Os três partidos de extrema direita são o Sionismo Religioso, o Força Judaica e o nanico Noam, que representam principalmente os interesses dos colonos israelenses na Cisjordânia e em Jerusalém Oriental, cerca de 6% dos cidadãos de Israel.
Os dois ultraortodoxos são o Shas e o Judaísmo da Torá, que representam os interesses dos judeus extremamente religiosos, cerca de 12% da população. Eles têm em comum uma visão de mundo reacionária e ultranacionalista, com líderes abertamente misóginos, racistas, antiárabes e antisseculares.
Em seu pronunciamento, o premiê Lapid disse que os novos parceiros de Netanyahu podem “destruir as fundações da sociedade israelense e o status internacional do país”. Uma das primeiras leis que a nova coalizão pretende aprovar é uma emenda que dará ao Parlamento o poder de reverter decisões da Suprema Corte, o que significa, na prática, neutralizar o Poder Judiciário.
Outra novidade é que o ministro da Defesa perderá o controle sobre a Administração Civil, a entidade que, na prática, governa as partes da Cisjordânia onde vivem cidadãos israelenses.
Esse poder passará a ser de Bezalel Smotrich, líder do partido Sionismo Religioso, que prega a anexação da Cisjordânia – apesar de a região ter cerca de 3 milhões de palestinos que almejam criar por lá um Estado independente.

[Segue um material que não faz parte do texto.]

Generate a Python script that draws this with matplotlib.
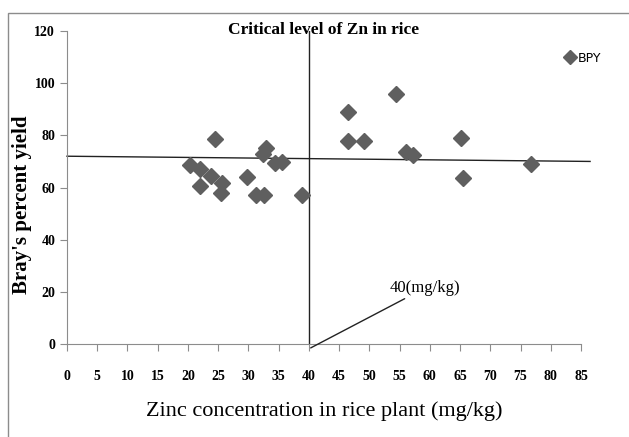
import numpy as np
import matplotlib.pyplot as plt
from matplotlib.patches import Rectangle

# Zn concentration (mg/kg) and Bray's percent yield
zn = [20.3, 22.0, 22.0, 23.8, 24.5, 25.6, 25.5, 29.8, 31.2, 32.4, 32.9, 32.6,
      34.4, 35.5, 38.8, 46.4, 46.4, 49.1, 54.4, 56.0, 57.2, 65.1, 65.5, 76.7]
bpy = [68.5, 67.0, 60.5, 64.4, 78.5, 61.7, 58.0, 64.0, 57.0, 72.8, 75.0, 57.0,
       69.3, 69.7, 57.0, 89.0, 77.8, 77.8, 95.8, 73.6, 72.4, 79.0, 63.6, 69.0]

critical = 40
mean_line_x = [0, 86.5]
mean_line_y = [72, 70]

xticks = np.arange(0, 90, 5)
yticks = np.arange(0, 140, 20)

serif = 'Liberation Serif'

fig = plt.figure(figsize=(6.29, 4.37), dpi=100)
ax = fig.add_axes([0.1065, 0.2128, 0.8172, 0.7162])

ax.plot(zn, bpy, 'D', color='#5f5f5f', markersize=8.5, label='BPY', zorder=3)
ax.plot(mean_line_x, mean_line_y, color='#222222', linewidth=1.0, clip_on=False)
ax.plot([critical, critical], [0, 120], color='#222222', linewidth=1.0)

ax.annotate('40(mg/kg)', xy=(40.3, -1.5), xytext=(53.4, 21.5),
            fontsize=12, family=serif, va='center', ha='left',
            arrowprops=dict(arrowstyle='-', color='#222222', lw=1.0,
                            shrinkA=0, shrinkB=0),
            annotation_clip=False)

ax.set_xlim(0, 85)
ax.set_ylim(0, 120)
ax.set_xticks(xticks)
ax.set_yticks(yticks)
for s in ['top', 'right']:
    ax.spines[s].set_visible(False)
for s in ['left', 'bottom']:
    ax.spines[s].set_color('#8c8c8c')
ax.tick_params(axis='both', colors='#8c8c8c', length=5, labelcolor='black')
ax.tick_params(axis='x', pad=14)
for lab in ax.get_xticklabels() + ax.get_yticklabels():
    lab.set_family(serif)
    lab.set_fontweight('bold')
    lab.set_fontsize(10)

ax.set_title('Critical level of Zn in rice', family=serif, fontweight='bold',
             fontsize=12.5, pad=-2, y=1.0)
ax.set_ylabel("Bray's percent yield", family=serif, fontweight='bold',
              fontsize=15)
ax.yaxis.set_label_coords(-0.068, 0.445)
ax.set_xlabel('Zinc concentration in rice plant (mg/kg)', family=serif,
              fontsize=16, labelpad=13)

leg = ax.legend(loc='upper left', bbox_to_anchor=(0.945, 0.97), frameon=False,
                handletextpad=0.1, handlelength=1.0, markerscale=0.8,
                prop={'size': 9})

fig.patches.append(Rectangle((8 / 629, -0.05), 1.2, 1 - 13 / 437 + 0.05,
                             transform=fig.transFigure, fill=False,
                             edgecolor='#8c8c8c', linewidth=1.0))

fig.savefig('out.png', dpi=100)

Isso pode causar ainda mais tensão com os palestinos e levar a um conflito violento.
Uma anexação de facto da Cisjordânia também levaria à condenação internacional, colocando à prova o relacionamento de Israel com países aliados como os Estados Unidos.
O novo governo também terá como ministro da Segurança Interna o parlamentar ultranacionalista Itamar Ben-Gvir, acusado de realizar discursos de ódio contra os árabes. Isso sem contar com a presença, no ministério da Educação, do parlamentar ultra religioso Avi Maoz, abertamente misógino e anti-LGBTQI+.
ONGs manifestam
ONGs progressistas dentro de Israel têm se manifestado em meio às críticas dos israelenses de centro, de esquerda e até de direitistas que não concordam com alguns aspectos do novo governo.
Até mesmo a comunidade judaica fora de Israel tem criticado o novo governo, principalmente por conta de um projeto que restringe a Lei do Retorno, que dá a todos os judeus do mundo o direito de morar em Israel e receber cidadania do Estado Judeu.
A nova coalizão pretende não reconhecer mais como beneficiários dessa lei pessoas que sejam netos de judeus, mesmo que os pais já não o sejam. Isso diminuirá em muito a imigração de judeus da Rússia e da Ucrânia, por exemplo.
Fora isso, os valores reacionários do novo governo podem afastar ainda mais de Israel o apoio dos judeus americanos – em sua grande maioria progressistas. Para o premiê Yair Lapid, será difícil para muitos judeus da Diáspora se identificar com Israel e considerar o país como sua “segunda pátria”.